| Aim |
Select every line below containing the word "chart".

───── Dataset extract

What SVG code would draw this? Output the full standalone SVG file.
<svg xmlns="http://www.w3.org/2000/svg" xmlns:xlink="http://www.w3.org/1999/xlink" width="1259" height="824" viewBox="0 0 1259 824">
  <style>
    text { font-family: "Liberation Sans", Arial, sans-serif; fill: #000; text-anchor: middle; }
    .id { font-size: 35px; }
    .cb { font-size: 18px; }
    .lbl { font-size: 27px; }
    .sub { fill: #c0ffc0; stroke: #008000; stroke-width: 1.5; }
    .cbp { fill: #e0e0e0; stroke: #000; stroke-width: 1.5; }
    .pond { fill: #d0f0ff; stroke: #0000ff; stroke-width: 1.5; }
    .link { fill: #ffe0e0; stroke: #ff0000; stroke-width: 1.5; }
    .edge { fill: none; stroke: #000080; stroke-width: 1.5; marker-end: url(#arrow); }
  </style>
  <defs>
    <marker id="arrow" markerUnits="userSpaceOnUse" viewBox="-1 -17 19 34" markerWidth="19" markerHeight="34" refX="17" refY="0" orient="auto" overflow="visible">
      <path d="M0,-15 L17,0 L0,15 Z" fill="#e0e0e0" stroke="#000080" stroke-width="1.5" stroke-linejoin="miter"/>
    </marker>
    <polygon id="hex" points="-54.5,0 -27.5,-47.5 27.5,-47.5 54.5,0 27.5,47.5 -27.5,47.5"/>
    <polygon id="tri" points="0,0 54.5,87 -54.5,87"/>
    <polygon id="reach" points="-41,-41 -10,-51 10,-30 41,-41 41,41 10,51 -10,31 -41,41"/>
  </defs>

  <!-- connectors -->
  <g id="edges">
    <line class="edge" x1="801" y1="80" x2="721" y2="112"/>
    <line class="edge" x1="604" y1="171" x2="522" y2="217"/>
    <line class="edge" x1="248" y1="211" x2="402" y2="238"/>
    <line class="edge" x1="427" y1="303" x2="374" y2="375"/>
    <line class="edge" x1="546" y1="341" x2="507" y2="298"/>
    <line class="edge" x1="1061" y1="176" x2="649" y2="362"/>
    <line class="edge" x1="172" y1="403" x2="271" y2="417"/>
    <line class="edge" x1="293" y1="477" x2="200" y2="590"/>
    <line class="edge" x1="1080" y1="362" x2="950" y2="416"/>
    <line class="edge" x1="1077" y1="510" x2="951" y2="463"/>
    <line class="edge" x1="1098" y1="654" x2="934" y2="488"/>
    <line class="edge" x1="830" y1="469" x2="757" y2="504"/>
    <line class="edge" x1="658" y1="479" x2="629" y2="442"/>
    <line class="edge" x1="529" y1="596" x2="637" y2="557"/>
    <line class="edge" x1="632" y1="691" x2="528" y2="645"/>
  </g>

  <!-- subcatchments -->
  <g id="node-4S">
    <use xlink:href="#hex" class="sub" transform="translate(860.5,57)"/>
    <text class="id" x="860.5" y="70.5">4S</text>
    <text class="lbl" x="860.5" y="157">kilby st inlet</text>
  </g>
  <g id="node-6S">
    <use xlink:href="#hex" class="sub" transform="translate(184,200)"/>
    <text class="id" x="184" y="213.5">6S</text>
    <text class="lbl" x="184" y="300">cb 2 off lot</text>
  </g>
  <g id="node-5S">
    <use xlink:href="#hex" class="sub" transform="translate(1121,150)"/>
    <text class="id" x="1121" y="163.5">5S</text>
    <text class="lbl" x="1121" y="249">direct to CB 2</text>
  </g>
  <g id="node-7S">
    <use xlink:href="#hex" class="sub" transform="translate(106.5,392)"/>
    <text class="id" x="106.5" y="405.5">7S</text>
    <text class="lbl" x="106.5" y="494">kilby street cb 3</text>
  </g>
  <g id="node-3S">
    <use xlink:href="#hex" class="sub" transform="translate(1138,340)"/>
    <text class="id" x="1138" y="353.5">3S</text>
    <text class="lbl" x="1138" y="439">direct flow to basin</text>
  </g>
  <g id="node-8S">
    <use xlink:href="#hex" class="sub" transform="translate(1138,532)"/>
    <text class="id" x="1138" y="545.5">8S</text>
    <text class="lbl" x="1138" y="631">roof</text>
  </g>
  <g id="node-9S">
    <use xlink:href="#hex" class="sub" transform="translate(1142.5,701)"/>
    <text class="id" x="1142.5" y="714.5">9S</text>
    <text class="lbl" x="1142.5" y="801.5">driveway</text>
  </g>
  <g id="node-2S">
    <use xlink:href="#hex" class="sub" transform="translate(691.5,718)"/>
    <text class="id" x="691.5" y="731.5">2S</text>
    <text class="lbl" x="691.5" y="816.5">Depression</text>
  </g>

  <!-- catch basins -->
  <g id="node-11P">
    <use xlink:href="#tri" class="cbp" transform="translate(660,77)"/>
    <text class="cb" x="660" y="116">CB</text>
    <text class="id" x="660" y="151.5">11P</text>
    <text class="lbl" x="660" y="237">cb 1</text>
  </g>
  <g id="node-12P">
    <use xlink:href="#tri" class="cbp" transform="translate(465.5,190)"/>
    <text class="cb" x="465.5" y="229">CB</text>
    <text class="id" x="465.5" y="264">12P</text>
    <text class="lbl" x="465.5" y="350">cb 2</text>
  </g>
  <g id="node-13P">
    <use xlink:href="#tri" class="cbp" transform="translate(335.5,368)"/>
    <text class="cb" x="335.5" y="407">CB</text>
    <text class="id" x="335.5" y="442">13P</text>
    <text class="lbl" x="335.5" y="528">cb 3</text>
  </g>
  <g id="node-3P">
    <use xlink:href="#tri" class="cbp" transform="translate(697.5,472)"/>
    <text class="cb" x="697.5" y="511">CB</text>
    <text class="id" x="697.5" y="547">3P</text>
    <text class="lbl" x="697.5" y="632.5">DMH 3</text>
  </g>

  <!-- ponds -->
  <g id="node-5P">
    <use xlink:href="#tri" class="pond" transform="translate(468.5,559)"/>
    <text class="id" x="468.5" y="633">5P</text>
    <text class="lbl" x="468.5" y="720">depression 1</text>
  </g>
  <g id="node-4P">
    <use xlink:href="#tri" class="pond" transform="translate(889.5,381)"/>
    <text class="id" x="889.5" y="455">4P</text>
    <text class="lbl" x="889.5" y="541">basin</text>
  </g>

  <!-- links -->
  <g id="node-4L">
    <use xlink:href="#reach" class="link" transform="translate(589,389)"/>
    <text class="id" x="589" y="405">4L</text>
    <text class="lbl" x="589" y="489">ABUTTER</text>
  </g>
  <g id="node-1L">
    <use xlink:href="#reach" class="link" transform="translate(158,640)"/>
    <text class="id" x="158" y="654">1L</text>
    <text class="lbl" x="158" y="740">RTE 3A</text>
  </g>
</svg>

──────────
───── Dataset extract

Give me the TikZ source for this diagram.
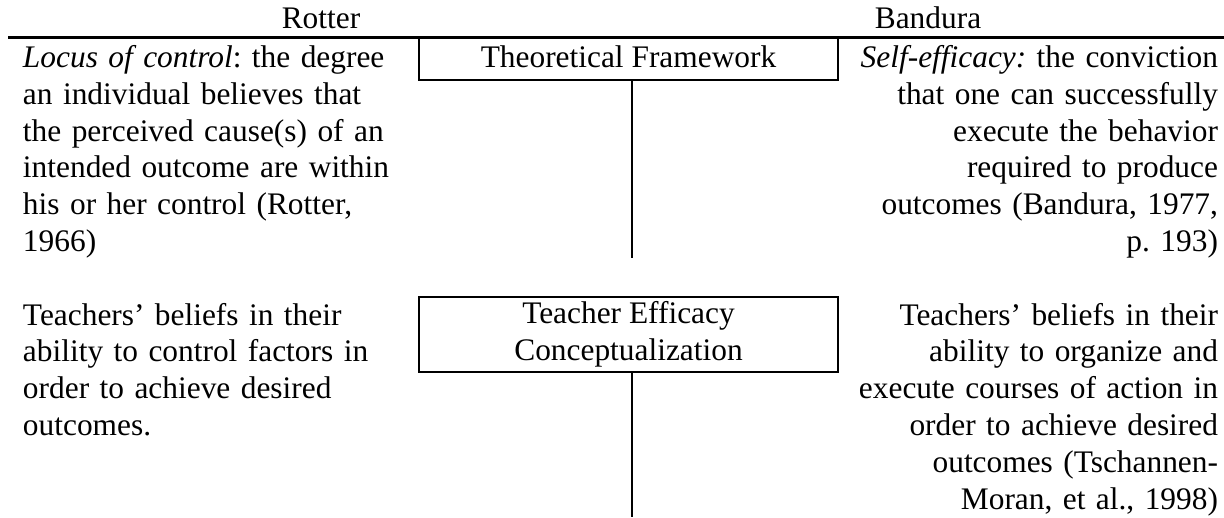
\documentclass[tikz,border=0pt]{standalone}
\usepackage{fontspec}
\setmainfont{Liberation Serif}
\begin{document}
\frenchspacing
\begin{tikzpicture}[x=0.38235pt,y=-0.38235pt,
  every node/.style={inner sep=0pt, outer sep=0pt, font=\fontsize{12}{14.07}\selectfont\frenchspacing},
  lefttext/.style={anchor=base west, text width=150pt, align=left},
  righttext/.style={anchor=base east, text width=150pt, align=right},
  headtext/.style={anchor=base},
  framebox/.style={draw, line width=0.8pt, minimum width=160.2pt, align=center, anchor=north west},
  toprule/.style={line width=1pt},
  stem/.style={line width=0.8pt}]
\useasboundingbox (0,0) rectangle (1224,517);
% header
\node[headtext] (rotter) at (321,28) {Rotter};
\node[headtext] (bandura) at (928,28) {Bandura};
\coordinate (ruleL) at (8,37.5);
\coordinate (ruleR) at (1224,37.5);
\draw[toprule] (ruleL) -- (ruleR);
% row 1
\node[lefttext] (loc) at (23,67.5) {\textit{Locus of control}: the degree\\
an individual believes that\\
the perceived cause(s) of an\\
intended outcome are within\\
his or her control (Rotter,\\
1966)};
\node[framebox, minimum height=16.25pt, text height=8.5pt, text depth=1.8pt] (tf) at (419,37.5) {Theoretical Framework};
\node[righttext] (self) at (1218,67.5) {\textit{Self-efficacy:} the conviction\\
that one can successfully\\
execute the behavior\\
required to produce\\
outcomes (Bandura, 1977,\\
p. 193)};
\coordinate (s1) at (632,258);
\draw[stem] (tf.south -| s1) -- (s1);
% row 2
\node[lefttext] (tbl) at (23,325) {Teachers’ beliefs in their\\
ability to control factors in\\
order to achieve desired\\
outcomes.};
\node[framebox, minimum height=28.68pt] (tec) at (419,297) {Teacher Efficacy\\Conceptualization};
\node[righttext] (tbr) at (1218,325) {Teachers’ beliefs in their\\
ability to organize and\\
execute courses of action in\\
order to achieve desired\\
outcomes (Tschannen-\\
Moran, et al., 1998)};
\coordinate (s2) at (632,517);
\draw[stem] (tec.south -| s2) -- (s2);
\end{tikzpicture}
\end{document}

──────────
───── Dataset extract

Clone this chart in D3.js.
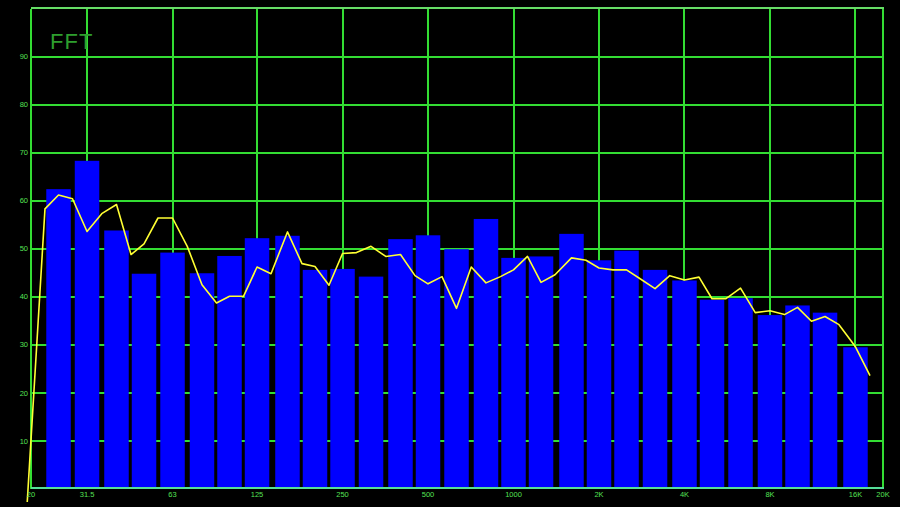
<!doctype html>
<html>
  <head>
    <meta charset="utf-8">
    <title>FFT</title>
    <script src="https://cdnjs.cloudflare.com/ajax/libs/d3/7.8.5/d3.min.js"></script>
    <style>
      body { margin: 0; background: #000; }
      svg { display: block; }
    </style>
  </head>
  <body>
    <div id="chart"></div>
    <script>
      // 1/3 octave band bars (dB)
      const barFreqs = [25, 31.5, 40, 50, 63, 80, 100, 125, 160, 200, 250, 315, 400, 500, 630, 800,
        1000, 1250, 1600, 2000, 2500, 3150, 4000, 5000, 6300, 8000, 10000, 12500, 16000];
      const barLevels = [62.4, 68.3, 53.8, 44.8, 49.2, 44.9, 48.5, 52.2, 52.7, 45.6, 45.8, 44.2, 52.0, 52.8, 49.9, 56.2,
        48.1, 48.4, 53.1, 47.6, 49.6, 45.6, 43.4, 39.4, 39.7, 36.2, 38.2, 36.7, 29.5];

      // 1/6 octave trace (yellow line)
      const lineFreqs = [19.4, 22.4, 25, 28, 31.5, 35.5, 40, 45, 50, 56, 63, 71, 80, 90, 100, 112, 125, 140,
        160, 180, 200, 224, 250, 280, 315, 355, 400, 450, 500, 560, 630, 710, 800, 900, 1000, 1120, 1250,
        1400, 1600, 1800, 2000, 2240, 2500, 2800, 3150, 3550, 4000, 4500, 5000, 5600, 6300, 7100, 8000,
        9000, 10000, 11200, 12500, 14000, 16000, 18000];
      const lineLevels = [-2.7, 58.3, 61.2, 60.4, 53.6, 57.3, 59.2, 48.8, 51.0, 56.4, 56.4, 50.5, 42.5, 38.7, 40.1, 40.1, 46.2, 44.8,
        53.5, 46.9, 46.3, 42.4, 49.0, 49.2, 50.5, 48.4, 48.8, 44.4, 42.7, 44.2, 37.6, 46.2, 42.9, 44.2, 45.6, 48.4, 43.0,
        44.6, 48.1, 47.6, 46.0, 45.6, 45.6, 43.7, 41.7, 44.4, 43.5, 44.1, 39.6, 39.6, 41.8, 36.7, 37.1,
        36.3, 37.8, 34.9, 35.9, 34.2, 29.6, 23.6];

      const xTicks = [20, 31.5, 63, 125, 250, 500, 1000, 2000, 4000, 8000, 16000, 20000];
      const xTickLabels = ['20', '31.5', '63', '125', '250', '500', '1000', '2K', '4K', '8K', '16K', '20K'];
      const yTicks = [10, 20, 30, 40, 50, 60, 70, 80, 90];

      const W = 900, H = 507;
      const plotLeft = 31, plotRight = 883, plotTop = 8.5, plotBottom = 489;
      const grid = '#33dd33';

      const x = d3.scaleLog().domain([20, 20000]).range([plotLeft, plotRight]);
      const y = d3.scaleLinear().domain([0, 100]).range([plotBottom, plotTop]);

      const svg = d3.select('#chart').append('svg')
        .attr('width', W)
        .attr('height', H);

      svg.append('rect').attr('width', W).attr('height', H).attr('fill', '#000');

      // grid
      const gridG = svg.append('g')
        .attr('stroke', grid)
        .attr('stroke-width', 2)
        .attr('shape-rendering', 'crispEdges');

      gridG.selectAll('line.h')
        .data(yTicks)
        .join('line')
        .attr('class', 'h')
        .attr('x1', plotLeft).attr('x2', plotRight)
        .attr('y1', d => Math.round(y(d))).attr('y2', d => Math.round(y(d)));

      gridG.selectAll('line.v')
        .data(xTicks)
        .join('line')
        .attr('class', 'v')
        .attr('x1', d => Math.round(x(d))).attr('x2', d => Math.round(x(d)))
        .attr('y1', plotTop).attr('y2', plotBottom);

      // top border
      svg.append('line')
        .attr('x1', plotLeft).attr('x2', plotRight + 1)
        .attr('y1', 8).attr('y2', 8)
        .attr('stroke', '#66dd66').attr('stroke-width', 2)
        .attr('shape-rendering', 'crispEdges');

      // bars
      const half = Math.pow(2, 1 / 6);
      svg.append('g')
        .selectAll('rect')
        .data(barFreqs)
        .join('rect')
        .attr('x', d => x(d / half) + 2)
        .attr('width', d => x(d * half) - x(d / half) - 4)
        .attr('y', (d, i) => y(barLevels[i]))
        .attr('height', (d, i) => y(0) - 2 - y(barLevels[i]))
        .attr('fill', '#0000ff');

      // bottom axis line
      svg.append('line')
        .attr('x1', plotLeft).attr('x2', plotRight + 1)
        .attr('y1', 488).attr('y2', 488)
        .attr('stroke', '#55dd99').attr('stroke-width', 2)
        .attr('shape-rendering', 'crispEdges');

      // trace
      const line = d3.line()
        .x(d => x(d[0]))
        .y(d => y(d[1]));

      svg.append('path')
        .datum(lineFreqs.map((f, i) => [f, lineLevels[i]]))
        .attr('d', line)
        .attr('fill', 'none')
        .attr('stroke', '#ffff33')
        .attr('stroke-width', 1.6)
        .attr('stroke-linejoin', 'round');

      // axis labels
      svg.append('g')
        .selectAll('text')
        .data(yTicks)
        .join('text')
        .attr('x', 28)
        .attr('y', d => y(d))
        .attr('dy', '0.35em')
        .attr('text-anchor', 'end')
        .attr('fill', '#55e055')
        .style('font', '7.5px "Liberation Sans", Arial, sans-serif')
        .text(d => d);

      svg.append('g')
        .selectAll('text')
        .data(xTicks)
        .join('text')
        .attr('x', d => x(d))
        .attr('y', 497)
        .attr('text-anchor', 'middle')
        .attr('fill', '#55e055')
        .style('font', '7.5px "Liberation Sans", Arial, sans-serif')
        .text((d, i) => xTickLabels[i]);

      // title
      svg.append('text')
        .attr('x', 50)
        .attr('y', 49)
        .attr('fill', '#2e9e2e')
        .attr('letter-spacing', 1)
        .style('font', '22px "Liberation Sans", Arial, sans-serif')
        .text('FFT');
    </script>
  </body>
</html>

──────────

| Answer to this problem |
Clone this chart in D3.js.
    <div id="chart"></div>
      const svg = d3.select('#chart').append('svg')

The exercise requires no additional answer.